After a painful summer that wore out many precious metals investors, this time of pain is the best time to buy. Here's one explanation about the potential of gold from Peter Degraaf:
Throughout history, once a nation embarked on the inflationary route, there has only ever been one final outcome: total destruction of the currency. Since 1913 the Fed, (supposedly created to protect the US dollar – must read: ‘The Creature of Jekyll Island”), has managed to destroy 95% of the purchasing power of the dollar. Does anyone really believe the remaining 5% is safe?

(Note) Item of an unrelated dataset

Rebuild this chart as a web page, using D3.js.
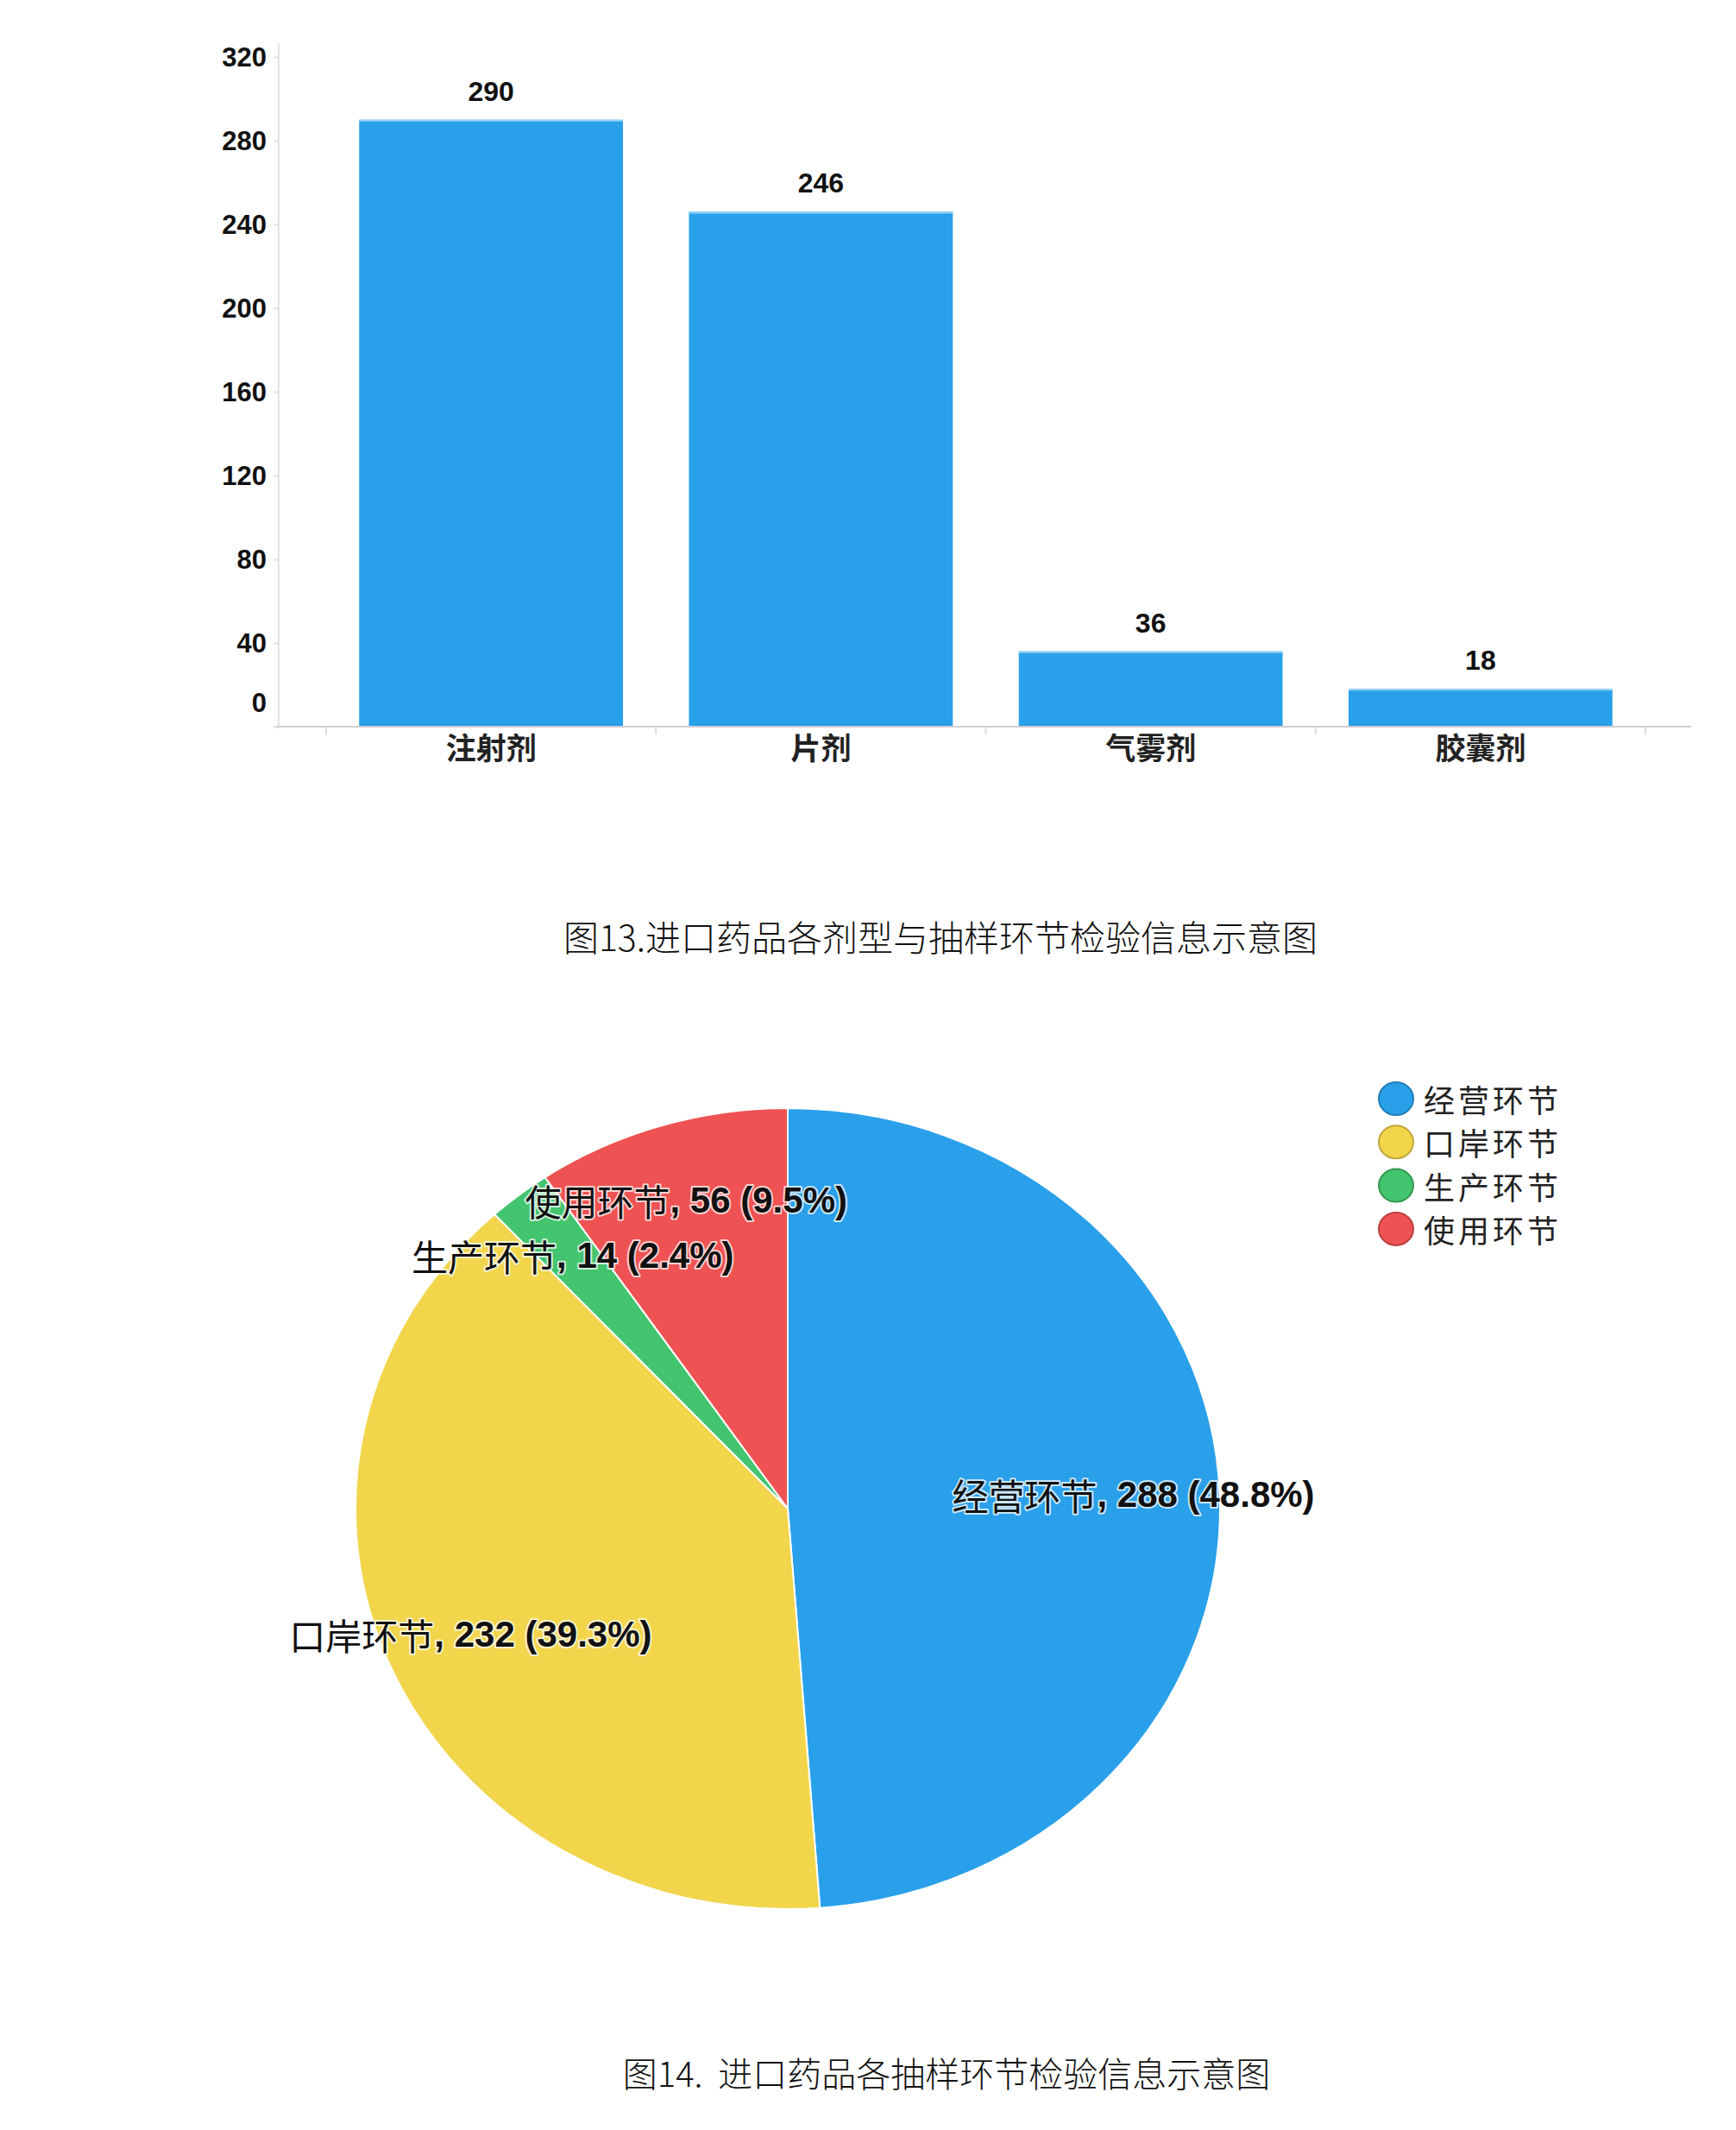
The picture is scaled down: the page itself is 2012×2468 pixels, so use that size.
<!DOCTYPE html>
<html>
<head>
<meta charset="utf-8">
<script src="https://cdn.jsdelivr.net/npm/d3@7"></script>
<style>
  body { margin: 0; background: #fff; }
  svg { display: block; }
</style>
</head>
<body>
<div id="chart"></div>
<script>
// bar chart data (figure 13)
const categories = ['注射剂', '片剂', '气雾剂', '胶囊剂']
const counts = [290, 246, 36, 18]
const yTicks = [0, 40, 80, 120, 160, 200, 240, 280, 320]

// pie chart data (figure 14)
const stages = ['经营环节', '口岸环节', '生产环节', '使用环节']
const stageCounts = [288, 232, 14, 56]
const stageColors = ['#2aa0ea', '#f2d54b', '#43c46f', '#ef5252']

const captions = ['图13.进口药品各剂型与抽样环节检验信息示意图', '图14.  进口药品各抽样环节检验信息示意图']

const W = 2012
const H = 2468
const cjk = '"Noto Sans CJK SC", "Noto Sans", sans-serif'
const latin = '"Liberation Sans", Arial, sans-serif'

const svg = d3.select('#chart').append('svg')
  .attr('width', W)
  .attr('height', H)

svg.append('rect').attr('width', W).attr('height', H).attr('fill', '#fff')

// ---------- bar chart ----------
const x = d3.scaleBand()
  .domain(categories)
  .range([378, 1907])
  .paddingInner(0.2)
  .paddingOuter(0.1)

const y = d3.scaleLinear()
  .domain([0, 320])
  .range([842, 66])

const bars = svg.append('g')

// y axis line (extends a little above the top tick)
bars.append('line')
  .attr('x1', 323).attr('x2', 323)
  .attr('y1', 50).attr('y2', y(0))
  .attr('stroke', '#e2e2e2')
  .attr('stroke-width', 2)

const yAxis = d3.axisLeft(y)
  .tickValues(yTicks)
  .tickSize(6)
  .tickPadding(8)

const yG = bars.append('g')
  .attr('transform', 'translate(323,0)')
  .call(yAxis)
yG.select('.domain').remove()
yG.selectAll('.tick line').attr('stroke', '#e2e2e2').attr('stroke-width', 2)
yG.selectAll('.tick text')
  .attr('fill', '#111')
  .style('font-family', latin)
  .style('font-weight', 'bold')
  .style('font-size', '31px')
  .attr('dy', d => d === 0 ? '-0.55em' : '0.34em') // zero label sits above the baseline

// bars
bars.selectAll('.bar')
  .data(counts)
  .enter()
  .append('rect')
  .attr('class', 'bar')
  .attr('x', (d, i) => x(categories[i]))
  .attr('y', d => y(d))
  .attr('width', x.bandwidth())
  .attr('height', d => y(0) - y(d))
  .attr('fill', '#29a0ea')

// thin light edge on bar tops
bars.selectAll('.bar-top')
  .data(counts)
  .enter()
  .append('line')
  .attr('x1', (d, i) => x(categories[i]))
  .attr('x2', (d, i) => x(categories[i]) + x.bandwidth())
  .attr('y1', d => y(d) + 1)
  .attr('y2', d => y(d) + 1)
  .attr('stroke', '#8fd2f8')
  .attr('stroke-width', 2)

// value labels
bars.selectAll('.value')
  .data(counts)
  .enter()
  .append('text')
  .attr('x', (d, i) => x(categories[i]) + x.bandwidth() / 2)
  .attr('y', d => y(d) - 22)
  .attr('text-anchor', 'middle')
  .attr('fill', '#111')
  .style('font-family', latin)
  .style('font-weight', 'bold')
  .style('font-size', '32px')
  .text(d => d)

// x axis baseline
bars.append('line')
  .attr('x1', 320).attr('x2', 1960)
  .attr('y1', y(0)).attr('y2', y(0))
  .attr('stroke', '#cfcfcf')
  .attr('stroke-width', 2)

// ticks between categories
const bounds = categories.map(c => x(c) - x.step() * 0.1)
bounds.push(x(categories[categories.length - 1]) + x.bandwidth() + x.step() * 0.1)
bars.selectAll('.xtick')
  .data(bounds)
  .enter()
  .append('line')
  .attr('x1', d => d).attr('x2', d => d)
  .attr('y1', y(0)).attr('y2', y(0) + 9)
  .attr('stroke', '#dcdcdc')
  .attr('stroke-width', 2)

const xG = bars.append('g')
  .attr('transform', `translate(0,${y(0)})`)
  .call(d3.axisBottom(x).tickSize(0))
xG.select('.domain').remove()
xG.selectAll('.tick text')
  .attr('y', 38)
  .attr('dy', 0)
  .attr('fill', '#222')
  .style('font-family', cjk)
  .style('font-weight', 'bold')
  .style('font-size', '35px')

// caption 13
svg.append('text')
  .attr('x', 1090)
  .attr('y', 1102)
  .attr('text-anchor', 'middle')
  .attr('fill', '#111')
  .style('font-family', cjk)
  .style('font-weight', 300)
  .style('font-size', '41px')
  .text(captions[0])

// ---------- pie chart ----------
const cx = 913
const cy = 1748
const ry = 464
const sx = 501 / 464 // pie is drawn slightly stretched horizontally
const total = d3.sum(stageCounts)

const pieData = d3.pie().sort(null)(stageCounts)
const arc = d3.arc().innerRadius(0).outerRadius(ry)
const labelArc = d3.arc().innerRadius(ry * 0.8).outerRadius(ry * 0.8)

const pieG = svg.append('g')
  .attr('transform', `translate(${cx},${cy}) scale(${sx},1)`)

pieG.selectAll('path')
  .data(pieData)
  .enter()
  .append('path')
  .attr('d', arc)
  .attr('fill', (d, i) => stageColors[i])
  .attr('stroke', '#fff')
  .attr('stroke-width', 2)
  .attr('vector-effect', 'non-scaling-stroke')

// slice labels
const labels = svg.append('g')
  .selectAll('text')
  .data(pieData)
  .enter()
  .append('text')
  .attr('x', d => cx + labelArc.centroid(d)[0] * sx)
  .attr('y', d => cy + labelArc.centroid(d)[1] - 3)
  .attr('text-anchor', 'middle')
  .attr('dominant-baseline', 'central')
  .attr('fill', '#111')
  .attr('stroke', '#fff')
  .attr('stroke-opacity', 0.75)
  .attr('stroke-width', 4)
  .attr('stroke-linejoin', 'round')
  .attr('paint-order', 'stroke')
  .style('font-size', '42px')

labels.append('tspan')
  .style('font-family', cjk)
  .text((d, i) => stages[i])
labels.append('tspan')
  .style('font-family', latin)
  .style('font-weight', 'bold')
  .text(d => `, ${d.data} (${(d.data / total * 100).toFixed(1)}%)`)

// legend
const legend = svg.append('g')
  .selectAll('g')
  .data(stages)
  .enter()
  .append('g')
  .attr('transform', (d, i) => `translate(1618,${1273 + i * 50.3})`)

legend.append('ellipse')
  .attr('rx', 20)
  .attr('ry', 19)
  .attr('fill', (d, i) => stageColors[i])
  .attr('stroke', (d, i) => d3.color(stageColors[i]).darker(0.7))
  .attr('stroke-width', 2)

legend.append('text')
  .attr('x', 32)
  .attr('dominant-baseline', 'central')
  .attr('fill', '#222')
  .style('font-family', cjk)
  .style('font-size', '36px')
  .style('letter-spacing', '4px')
  .text(d => d)

// caption 14
svg.append('text')
  .attr('x', 1097)
  .attr('y', 2418)
  .attr('text-anchor', 'middle')
  .attr('fill', '#111')
  .style('font-family', cjk)
  .style('font-weight', 300)
  .style('font-size', '40px')
  .style('white-space', 'pre')
  .text(captions[1])
</script>
</body>
</html>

Currencies in a number of countries are being inflated at double digit rates, while the gold supply can only be increased at about 1.6% per year. All the gold ever mined, piled up, would form a cube of less than 20 meters, growing by 12 cm per year. Most of the gold in this hypothetical cube is in the form of jewelry. The driving force behind the current bull market in gold is the fact that fiat money is being created some twelve times faster than gold. In 1980, when gold topped out at 850.00, the US M3 money supply was 1.8 trillion dollars. Today gold is pegged at 800.00, but M3 is now 13 trillion dollars (www.nowandfutures.com). A ratio similar to 1980 puts the potential gold price at $5,600.00.
Central banks are battling the gold price, and they are capable of slowing down its ascent, but they cannot stop it. If they could stop it, gold would still be selling at 260.00 an ounce, the price where Gordon Browne made his last ditch effort, by selling 25 tonnes of British Government gold.
Following are just a few reasons why gold will rise:
- Annual deficit between production vs consumption.
- Federal Reserve is printing dollars.
- USA government is running a fiscal deficit.
- Congress does not worry about deficit spending.
- U.S. private debt is at a record high.
- Many large banks are over-exposed to derivatives.
- The world is at war against militant Islam. Wars cost money. Wars always last longer than anticipated. Wars are inflationary.
- The US has gone from a net creditor to a net borrower.
- The US dollar is in a bear market.
- ‘Real’ interest rates are negative. Whenever the true rate of price inflation rises to or above interest rates, gold rises.
- Gold is rising in virtually every currency.
- Central banks, including the USA, are overstating their gold reserves (www.gata.org)
Gold stocks are severely undervalued right now, as are silver stocks. Get some of both, and get some of both metals. The US dollar is weakening and many forces are preparing to escalate precious metals far above their current values.